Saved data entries

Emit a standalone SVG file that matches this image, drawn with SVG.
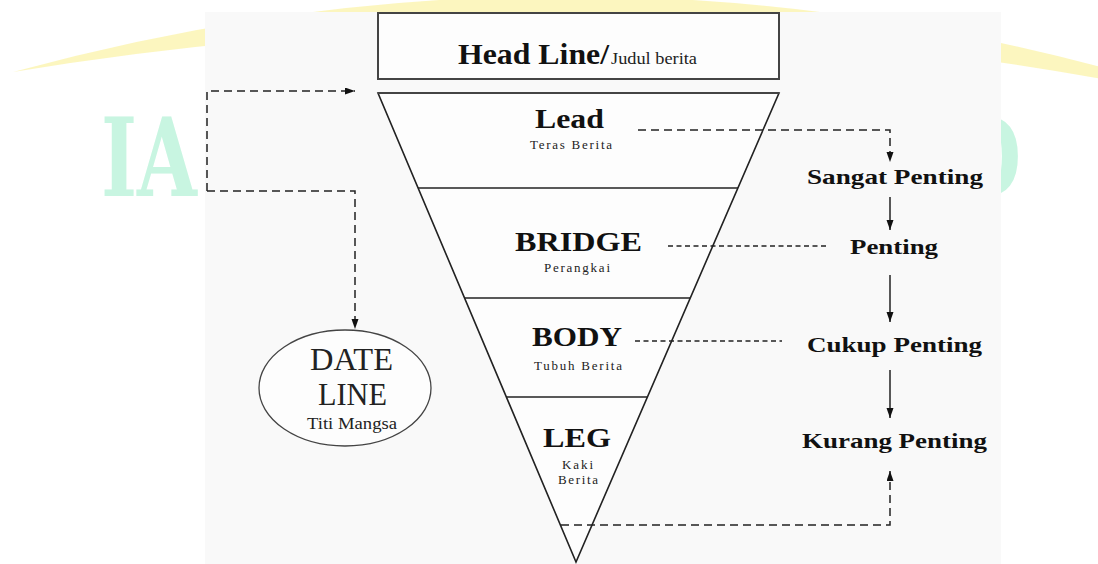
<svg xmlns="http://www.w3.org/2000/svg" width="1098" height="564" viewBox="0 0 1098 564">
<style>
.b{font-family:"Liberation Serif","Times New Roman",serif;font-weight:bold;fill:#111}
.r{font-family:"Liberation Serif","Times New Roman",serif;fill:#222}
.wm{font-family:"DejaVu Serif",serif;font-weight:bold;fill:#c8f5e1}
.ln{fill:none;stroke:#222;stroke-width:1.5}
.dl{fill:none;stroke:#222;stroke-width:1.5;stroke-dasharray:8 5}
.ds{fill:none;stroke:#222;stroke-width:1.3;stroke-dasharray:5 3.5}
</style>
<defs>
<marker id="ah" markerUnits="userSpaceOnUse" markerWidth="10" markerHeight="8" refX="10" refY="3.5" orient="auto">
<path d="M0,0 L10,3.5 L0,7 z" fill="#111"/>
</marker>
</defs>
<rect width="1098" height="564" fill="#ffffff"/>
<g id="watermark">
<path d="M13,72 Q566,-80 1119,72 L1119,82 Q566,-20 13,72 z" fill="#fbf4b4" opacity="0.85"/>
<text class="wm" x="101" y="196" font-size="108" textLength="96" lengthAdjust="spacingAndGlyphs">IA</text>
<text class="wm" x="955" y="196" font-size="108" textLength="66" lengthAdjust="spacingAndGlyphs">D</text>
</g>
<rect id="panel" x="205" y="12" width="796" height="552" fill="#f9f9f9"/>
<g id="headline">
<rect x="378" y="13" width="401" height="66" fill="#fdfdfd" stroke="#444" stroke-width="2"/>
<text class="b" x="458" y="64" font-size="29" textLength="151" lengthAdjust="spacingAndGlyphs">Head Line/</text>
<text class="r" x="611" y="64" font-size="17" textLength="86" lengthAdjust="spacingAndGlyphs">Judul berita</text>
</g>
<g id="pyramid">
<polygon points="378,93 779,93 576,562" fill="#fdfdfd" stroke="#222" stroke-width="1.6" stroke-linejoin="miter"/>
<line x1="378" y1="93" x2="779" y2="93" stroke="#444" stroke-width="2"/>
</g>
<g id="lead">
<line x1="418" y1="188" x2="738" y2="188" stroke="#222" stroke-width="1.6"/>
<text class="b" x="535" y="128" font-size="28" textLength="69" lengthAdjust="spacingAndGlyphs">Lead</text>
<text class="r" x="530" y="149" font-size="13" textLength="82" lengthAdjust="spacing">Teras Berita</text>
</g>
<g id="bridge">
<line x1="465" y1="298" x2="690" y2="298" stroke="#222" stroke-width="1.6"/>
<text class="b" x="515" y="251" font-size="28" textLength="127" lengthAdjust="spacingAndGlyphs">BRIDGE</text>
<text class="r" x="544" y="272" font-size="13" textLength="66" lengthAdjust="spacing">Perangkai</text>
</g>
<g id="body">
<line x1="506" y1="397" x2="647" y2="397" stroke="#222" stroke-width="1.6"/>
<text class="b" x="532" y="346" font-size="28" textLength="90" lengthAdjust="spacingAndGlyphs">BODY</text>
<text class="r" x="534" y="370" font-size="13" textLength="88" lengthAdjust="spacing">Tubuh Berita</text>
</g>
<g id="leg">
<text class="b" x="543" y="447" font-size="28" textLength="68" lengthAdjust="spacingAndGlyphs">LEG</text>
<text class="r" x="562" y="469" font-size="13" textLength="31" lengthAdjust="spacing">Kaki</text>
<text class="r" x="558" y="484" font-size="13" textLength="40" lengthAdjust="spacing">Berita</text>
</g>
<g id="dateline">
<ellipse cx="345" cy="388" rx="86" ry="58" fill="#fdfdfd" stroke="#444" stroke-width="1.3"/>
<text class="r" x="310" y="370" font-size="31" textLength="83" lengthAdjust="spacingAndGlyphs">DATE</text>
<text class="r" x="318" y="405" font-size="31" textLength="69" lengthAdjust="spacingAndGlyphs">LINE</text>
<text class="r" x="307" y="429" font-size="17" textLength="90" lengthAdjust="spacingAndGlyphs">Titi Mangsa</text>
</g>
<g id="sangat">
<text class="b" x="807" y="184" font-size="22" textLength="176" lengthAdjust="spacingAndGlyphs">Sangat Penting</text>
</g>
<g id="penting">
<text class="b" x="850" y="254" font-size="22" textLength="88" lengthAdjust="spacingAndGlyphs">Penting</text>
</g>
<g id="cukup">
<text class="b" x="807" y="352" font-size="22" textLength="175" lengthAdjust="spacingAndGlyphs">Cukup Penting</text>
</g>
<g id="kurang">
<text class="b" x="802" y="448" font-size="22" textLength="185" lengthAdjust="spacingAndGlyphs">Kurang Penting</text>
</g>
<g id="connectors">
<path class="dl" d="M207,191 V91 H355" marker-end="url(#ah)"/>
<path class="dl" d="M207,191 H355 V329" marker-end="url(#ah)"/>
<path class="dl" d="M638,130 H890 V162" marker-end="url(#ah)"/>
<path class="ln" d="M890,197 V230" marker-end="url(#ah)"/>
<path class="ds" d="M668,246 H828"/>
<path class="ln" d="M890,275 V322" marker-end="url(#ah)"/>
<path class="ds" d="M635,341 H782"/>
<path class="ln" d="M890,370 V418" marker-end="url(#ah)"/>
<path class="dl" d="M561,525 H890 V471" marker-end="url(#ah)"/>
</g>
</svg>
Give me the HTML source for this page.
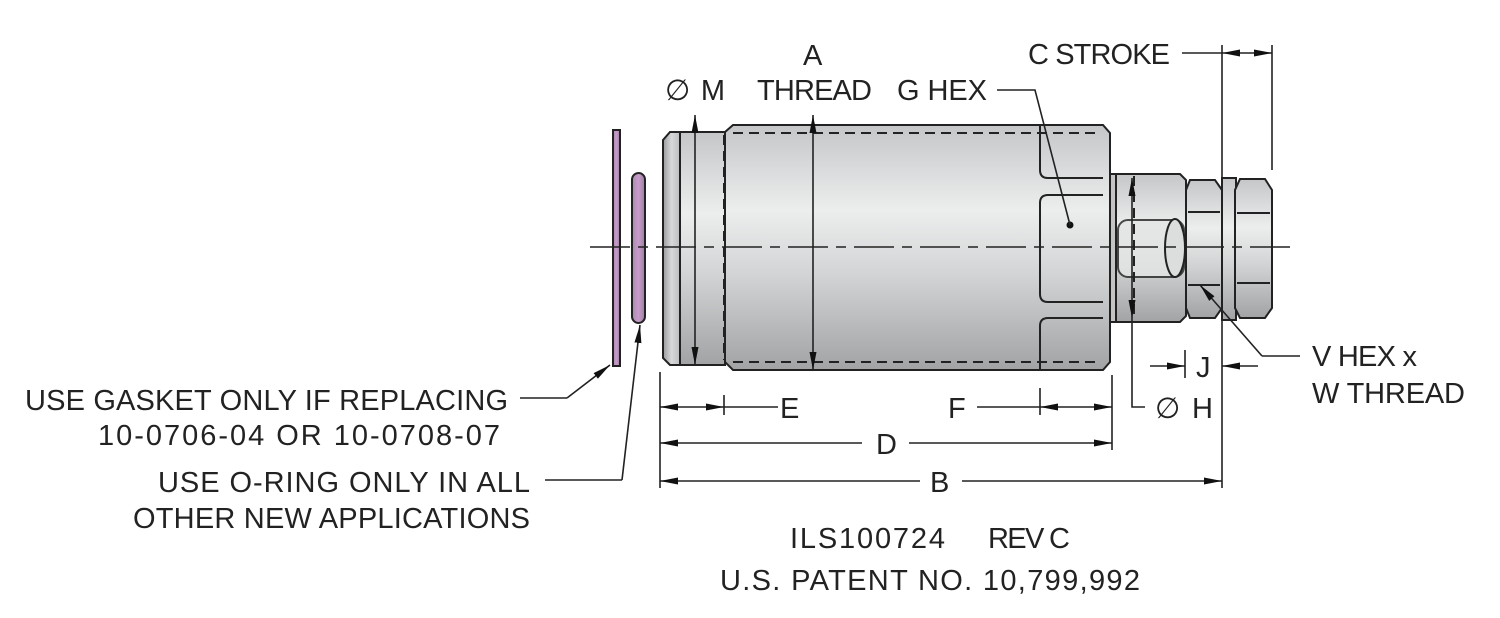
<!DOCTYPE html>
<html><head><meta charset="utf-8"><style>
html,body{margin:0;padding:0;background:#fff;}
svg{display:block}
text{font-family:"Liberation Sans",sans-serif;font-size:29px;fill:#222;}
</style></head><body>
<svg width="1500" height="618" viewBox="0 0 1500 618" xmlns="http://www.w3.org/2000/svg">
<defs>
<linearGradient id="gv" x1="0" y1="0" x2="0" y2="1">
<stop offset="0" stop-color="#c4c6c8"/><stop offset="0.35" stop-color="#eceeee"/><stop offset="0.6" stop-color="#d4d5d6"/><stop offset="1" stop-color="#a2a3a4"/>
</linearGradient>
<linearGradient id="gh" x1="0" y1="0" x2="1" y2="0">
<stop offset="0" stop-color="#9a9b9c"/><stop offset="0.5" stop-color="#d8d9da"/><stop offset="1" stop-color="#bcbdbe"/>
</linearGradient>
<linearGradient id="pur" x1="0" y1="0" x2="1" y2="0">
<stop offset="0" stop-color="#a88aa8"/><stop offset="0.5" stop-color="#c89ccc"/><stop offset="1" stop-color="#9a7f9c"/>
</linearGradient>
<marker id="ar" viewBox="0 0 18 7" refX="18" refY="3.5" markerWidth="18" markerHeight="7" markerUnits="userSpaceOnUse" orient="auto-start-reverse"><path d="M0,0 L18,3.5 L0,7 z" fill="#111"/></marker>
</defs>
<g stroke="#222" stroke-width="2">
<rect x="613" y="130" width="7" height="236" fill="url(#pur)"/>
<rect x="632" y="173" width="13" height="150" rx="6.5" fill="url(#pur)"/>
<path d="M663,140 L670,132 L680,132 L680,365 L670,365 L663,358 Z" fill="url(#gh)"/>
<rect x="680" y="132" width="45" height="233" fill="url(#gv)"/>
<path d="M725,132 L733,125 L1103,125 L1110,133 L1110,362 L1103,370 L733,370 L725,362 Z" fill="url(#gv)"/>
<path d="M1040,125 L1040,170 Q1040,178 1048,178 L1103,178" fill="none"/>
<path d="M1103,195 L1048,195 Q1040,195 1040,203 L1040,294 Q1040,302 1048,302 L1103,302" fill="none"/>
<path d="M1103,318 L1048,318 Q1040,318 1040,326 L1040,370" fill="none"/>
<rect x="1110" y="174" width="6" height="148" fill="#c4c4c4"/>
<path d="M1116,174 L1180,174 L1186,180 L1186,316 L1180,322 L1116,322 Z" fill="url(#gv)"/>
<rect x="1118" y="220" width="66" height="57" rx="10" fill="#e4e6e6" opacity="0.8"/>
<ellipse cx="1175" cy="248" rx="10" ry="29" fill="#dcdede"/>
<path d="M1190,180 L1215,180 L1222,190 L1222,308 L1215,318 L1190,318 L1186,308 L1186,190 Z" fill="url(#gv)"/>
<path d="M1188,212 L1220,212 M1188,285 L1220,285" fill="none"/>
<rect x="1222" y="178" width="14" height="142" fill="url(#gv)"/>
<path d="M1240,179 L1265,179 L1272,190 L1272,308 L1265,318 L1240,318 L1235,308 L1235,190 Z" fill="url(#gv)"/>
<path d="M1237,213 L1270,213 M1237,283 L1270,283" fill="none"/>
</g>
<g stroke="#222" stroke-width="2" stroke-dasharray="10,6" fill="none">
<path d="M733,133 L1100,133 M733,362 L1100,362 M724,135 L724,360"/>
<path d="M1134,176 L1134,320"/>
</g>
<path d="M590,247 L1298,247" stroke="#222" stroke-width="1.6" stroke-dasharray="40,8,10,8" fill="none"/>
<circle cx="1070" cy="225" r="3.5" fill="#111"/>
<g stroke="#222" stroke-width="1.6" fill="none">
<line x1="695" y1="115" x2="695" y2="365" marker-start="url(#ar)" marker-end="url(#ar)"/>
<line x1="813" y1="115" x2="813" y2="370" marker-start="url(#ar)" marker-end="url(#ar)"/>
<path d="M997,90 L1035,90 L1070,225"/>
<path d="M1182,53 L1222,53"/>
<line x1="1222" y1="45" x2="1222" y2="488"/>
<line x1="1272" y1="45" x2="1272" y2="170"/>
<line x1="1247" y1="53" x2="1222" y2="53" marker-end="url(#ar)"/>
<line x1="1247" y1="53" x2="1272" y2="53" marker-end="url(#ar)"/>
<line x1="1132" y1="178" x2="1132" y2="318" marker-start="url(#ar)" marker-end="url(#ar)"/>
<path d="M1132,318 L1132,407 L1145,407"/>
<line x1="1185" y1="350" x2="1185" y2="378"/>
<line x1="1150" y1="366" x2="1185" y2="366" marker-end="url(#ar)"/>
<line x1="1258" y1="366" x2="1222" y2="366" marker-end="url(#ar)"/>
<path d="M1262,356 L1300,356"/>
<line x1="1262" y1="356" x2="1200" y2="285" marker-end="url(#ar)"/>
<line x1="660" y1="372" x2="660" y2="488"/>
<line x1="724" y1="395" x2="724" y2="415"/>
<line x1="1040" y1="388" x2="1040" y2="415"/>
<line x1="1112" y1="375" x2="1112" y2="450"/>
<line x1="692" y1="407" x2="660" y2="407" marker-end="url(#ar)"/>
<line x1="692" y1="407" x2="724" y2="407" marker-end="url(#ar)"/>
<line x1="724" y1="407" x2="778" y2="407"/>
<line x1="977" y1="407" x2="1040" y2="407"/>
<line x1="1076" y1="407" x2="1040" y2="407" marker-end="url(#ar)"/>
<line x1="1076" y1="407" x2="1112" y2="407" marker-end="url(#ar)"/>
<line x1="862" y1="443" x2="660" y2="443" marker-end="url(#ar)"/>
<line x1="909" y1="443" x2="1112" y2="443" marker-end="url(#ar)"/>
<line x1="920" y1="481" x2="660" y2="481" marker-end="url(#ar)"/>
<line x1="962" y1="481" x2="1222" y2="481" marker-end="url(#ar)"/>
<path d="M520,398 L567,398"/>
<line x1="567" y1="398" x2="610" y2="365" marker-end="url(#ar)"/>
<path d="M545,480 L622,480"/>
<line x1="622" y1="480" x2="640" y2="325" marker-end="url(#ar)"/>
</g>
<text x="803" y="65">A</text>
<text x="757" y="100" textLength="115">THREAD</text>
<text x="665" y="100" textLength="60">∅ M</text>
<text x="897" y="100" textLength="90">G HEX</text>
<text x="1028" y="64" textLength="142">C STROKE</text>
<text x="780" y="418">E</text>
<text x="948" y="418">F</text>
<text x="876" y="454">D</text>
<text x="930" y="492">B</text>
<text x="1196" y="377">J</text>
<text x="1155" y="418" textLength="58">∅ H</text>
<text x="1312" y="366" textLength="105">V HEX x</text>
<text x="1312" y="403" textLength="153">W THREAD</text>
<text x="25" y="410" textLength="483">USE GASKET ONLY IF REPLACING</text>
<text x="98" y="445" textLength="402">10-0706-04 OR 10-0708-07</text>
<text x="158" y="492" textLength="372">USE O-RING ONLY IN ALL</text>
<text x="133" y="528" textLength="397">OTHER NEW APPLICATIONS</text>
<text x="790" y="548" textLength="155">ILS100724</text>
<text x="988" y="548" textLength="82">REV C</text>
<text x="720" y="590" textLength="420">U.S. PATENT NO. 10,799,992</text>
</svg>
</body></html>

▶ _Exercise instructions_
Look through the entries above and report each line where the string "this" occurs.

▶ _Reply_
Emit a standalone SVG file that matches this image, drawn with SVG.
Give me the HTML source for this page.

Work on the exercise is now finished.